If that's the president's play, he's misreading the reasons for his success with North Korea. Sanctions played a role. But, more likely, Kim came to the table because he was a victor, not the vanquished. Having acquired the capability to hit the United States with a nuclear weapon, Kim had serious leverage. Iran does not. Iran simply has no reason to cave to U.S. pressure. Nor does Trump have political space at home to engage with Iran. And Israel and its supporters in the U.S. would push back against any deal that didn't seriously undermine Iran's influence and activities in the region, especially in Syria.

Threat inflation

This administration believes that Iran is the root of all evil in the region and a fundamental threat to U.S. interests there. The Iranian regime is nasty and repressive; it abuses human rights and uses repression to maintain control at home; it has aided and abetted the murderous Assad regime in Syria and uses brutal proxies to increase its influence in Shiite communities in Lebanon, Syria, Iraq and Yemen.

The Iranian regime, in Washington's eyes, has no legitimate interests anywhere in the region — not even in Iraq, a country that killed hundreds of thousands of Iranians, including with the use of poison gas, in a war that Iraq started.

The U.S. does have an interest in containing Iran's influence in the region. But it has no stake in using military force against Iran unless it violates three core U.S. red lines: use of terror against the U.S. at home or in the region; interrupting the flow of oil; and breaking out to produce a nuclear weapon.

At the moment, Tehran is respecting these red lines.
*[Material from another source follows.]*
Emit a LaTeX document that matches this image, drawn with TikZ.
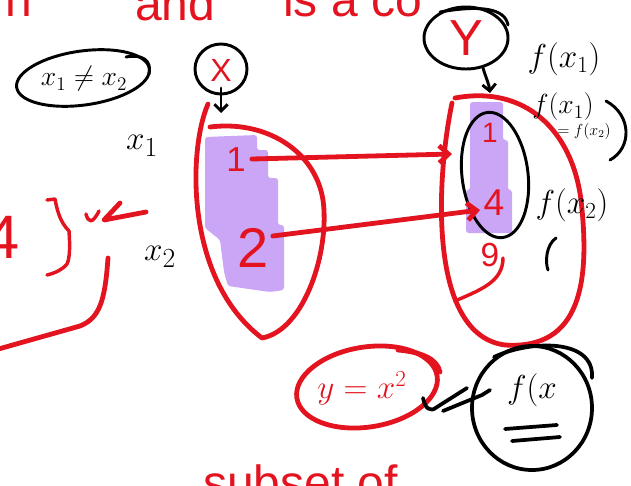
\documentclass[tikz,border=0pt]{standalone}
\usepackage{fontspec}
\setsansfont{Liberation Sans}
\usetikzlibrary{arrows.meta,shapes.geometric}
\definecolor{pen}{HTML}{E3141F}
\definecolor{hl}{HTML}{CBA6F6}
\tikzset{
  redline/.style={draw=pen, line width=3.6pt, line cap=round, line join=round},
  redthin/.style={draw=pen, line width=2.6pt, line cap=round, line join=round},
  blackline/.style={draw=black, line width=2.2pt, line cap=round, line join=round},
  redtxt/.style={text=pen, inner sep=0pt, font=\sffamily\fontsize{#1}{#1}\selectfont},
  blacktxt/.style={text=black, inner sep=0pt, font=\fontsize{#1}{#1}\selectfont},
  barb/.style={-{Straight Barb[length=7pt,width=13pt]}},
}
\begin{document}
\begin{tikzpicture}[x=0.75pt,y=-0.75pt]
\useasboundingbox (0,0) rectangle (631,485);
\clip (0,0) rectangle (631,485);

% highlights
\fill[hl, rounded corners=2pt] (205,137) -- (257,135) -- (257,150) -- (268,150) -- (268,178) -- (278,178) -- (278,225) -- (284,225) -- (284,290) -- (270,292) -- (228,286) -- (224,272) -- (220,240) -- (205,228) -- cycle;
\fill[hl, rounded corners=2pt] (470,102) -- (503,102) -- (503,140) -- (508,140) -- (508,190) -- (512,190) -- (512,233) -- (466,233) -- (466,190) -- (470,190) -- cycle;

% top text (cut off at the top edge, as in the reference)
\node[redtxt=36, anchor=base west] (tn) at (5,17) {n};
\node[redtxt=36, anchor=base west] (tand) at (135,21) {and};
\node[redtxt=36, anchor=base west] (tis) at (283,17) {is a co};

% x1 != x2
\draw[blackline, rotate around={8:(83,78)}] (83,78) ellipse [x radius=67, y radius=27];
\draw[blackline] (126,57) .. controls (142,54) and (152,60) .. (149,74);
\node[blacktxt=21] (neq) at (84,79) {$x_1\neq x_2$};

% X circle
\draw[blackline] (221,69) ellipse [x radius=26, y radius=25];
\node[redtxt=24] (X) at (221,70) {X};
\coordinate (xtip) at (221,113);
\draw[blackline, -{Straight Barb[length=5pt,width=10pt]}] (221,88) -- (xtip);

% Y circle
\draw[blackline] (466,38) ellipse [x radius=42, y radius=31];
\draw[blackline] (440,12) .. controls (480,5) and (505,8) .. (508,25);
\node[redtxt=38] (Y) at (466,38) {Y};
\coordinate (ytip) at (490,93);
\draw[blackline, -{Straight Barb[length=5pt,width=10pt]}] (483,68) .. controls (486,78) and (489,84) .. (ytip);

% left set
\draw[redline] (208,104) .. controls (188,150) and (185,280) .. (262,338) .. controls (305,330) and (330,250) .. (323,200) .. controls (315,150) and (265,120) .. (210,127);
\node[redtxt=26] (l1) at (236,160) {1};
\node[redtxt=42] (l2) at (253,248) {2};
\node[blacktxt=28] (x1) at (142,146) {$x_1$};
\node[blacktxt=28] (x2) at (160,257) {$x_2$};

% right set
\draw[redline] (452,103) .. controls (436,180) and (428,335) .. (505,345) .. controls (582,350) and (590,280) .. (581,200) .. controls (572,130) and (525,85) .. (455,98);
\draw[blackline, rotate around={7:(495,175)}] (495,175) ellipse [x radius=33, y radius=63];
\node[redtxt=21] (r1) at (490,133) {1};
\node[redtxt=28] (r4) at (494,203) {4};
\node[redtxt=25] (r9) at (490,255) {9};
\draw[redthin] (503,258) .. controls (503,282) and (480,290) .. (455,301);

% mapping arrows
\coordinate (tip1) at (452,154);
\coordinate (tip2) at (480,210);
\draw[redline, barb] (l1.east) ++(6,-1) -- (tip1);
\draw[redline, barb] (l2.east) ++(4,-12) -- (tip2);

% labels on the right
\node[blacktxt=26] (fx1a) at (564,59) {$f(x_1)$};
\node[blacktxt=21] (fx1b) at (563,107) {$f(x_1)$};
\node[blacktxt=12] (fx2s) at (584,131) {$=f(x_2)$};
\draw[blackline] (606,101) .. controls (632,115) and (632,148) .. (610,160);
\node[blacktxt=26] (fx2) at (572,205) {$f(x_2)$};
\draw[blackline] (556,238) .. controls (546,245) and (545,262) .. (548,270);

% left red scribbles
\node[redtxt=46] (l4) at (3,237) {4};
\draw[redthin] (47,200) -- (55,199) .. controls (57,210) and (60,222) .. (69,231) .. controls (70,245) and (70,258) .. (67,264) .. controls (62,270) and (55,273) .. (47,275);
\draw[redthin] (86,214) .. controls (88,222) and (92,225) .. (99,211);
\draw[redline] (120,203) -- (104,220) -- (146,212);
\draw[redline] (108,258) .. controls (105,300) and (100,318) .. (80,326) -- (-5,350);

% y = x^2 and f(x)
\draw[redline, rotate around={9:(367,387)}] (367,387) ellipse [x radius=71, y radius=40];
\draw[redline] (398,350) .. controls (420,352) and (437,358) .. (440,372);
\node[text=pen, inner sep=0pt, font=\fontsize{26}{26}\selectfont] (yx) at (362,388) {$y=x^{2}$};

\draw[blackline, line width=2.8pt] (532,408) ellipse [x radius=60, y radius=62];
\draw[blackline, line width=2.8pt] (494,357) .. controls (530,340) and (595,338) .. (592,378);
\node[blacktxt=28] (fx) at (532,390) {$f(x$};
\draw[blackline, line width=2.8pt] (505,429) -- (557,425);
\draw[blackline, line width=2.8pt] (512,441) -- (560,437);
\draw[blackline, line width=2.8pt] (423,398) .. controls (425,408) and (430,413) .. (437,407) -- (467,388);
\draw[blackline, line width=2.8pt] (443,411) -- (482,395) -- (490,390);

% bottom text (cut off at the bottom edge, as in the reference)
\node[redtxt=36, anchor=base west] (subset) at (203,499) {subset of};
\end{tikzpicture}
\end{document}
Threatening military force in response to verbal threats by Iran's leadership — as Trump did — is both ridiculous and reckless.

War with Iran?

War with Iran would be an unmitigated disaster. The U.S. military could do major damage, but Tehran has options to retaliate throughout the region against U.S. forces in Iraq, Syria, Afghanistan and our allies with conventional weapons, terrorism and cyberwarfare. Iran's Lebanese ally, Hezbollah, could unleash a ferocious war against Israel and rebel forces in Yemen allied with Iran could escalate missile attacks against Saudi Arabia.

These attacks would kill many Americans and Israelis; seriously set back U.S. efforts to stabilize Iraq and Afghanistan and defeat jihadists in Syria; ignite a war between Iran and Saudi Arabia over Yemen; and destroy critical energy infrastructure in the Persian Gulf and seriously disrupt the flow of oil out of the region. The conflagration would cause a sharp spike in global energy prices and possibly trigger a global recession, depending on how long it takes to extinguish the firestorm.

Should the unpredictable Trump try to engage Iran in negotiations, he'd have to recommit to the nuclear accord and likely satisfy Iran with additional concessions should he want to alter it.

At the moment, there's probably no option for this administration to get U.S.-Iran policy right. But Trump could get it dangerously wrong if the policy drift and vacuum he's created leads to an aggressive campaign to topple the Iranian regime or to military conflict.

A rational approach to Tehran — confronting Iran when we must and cooperating when we can — seems out of the question. Perhaps the best we can hope for is that the Trump administration won't do more damage, muddles through and doesn't destroy U.S. vital interests in the process.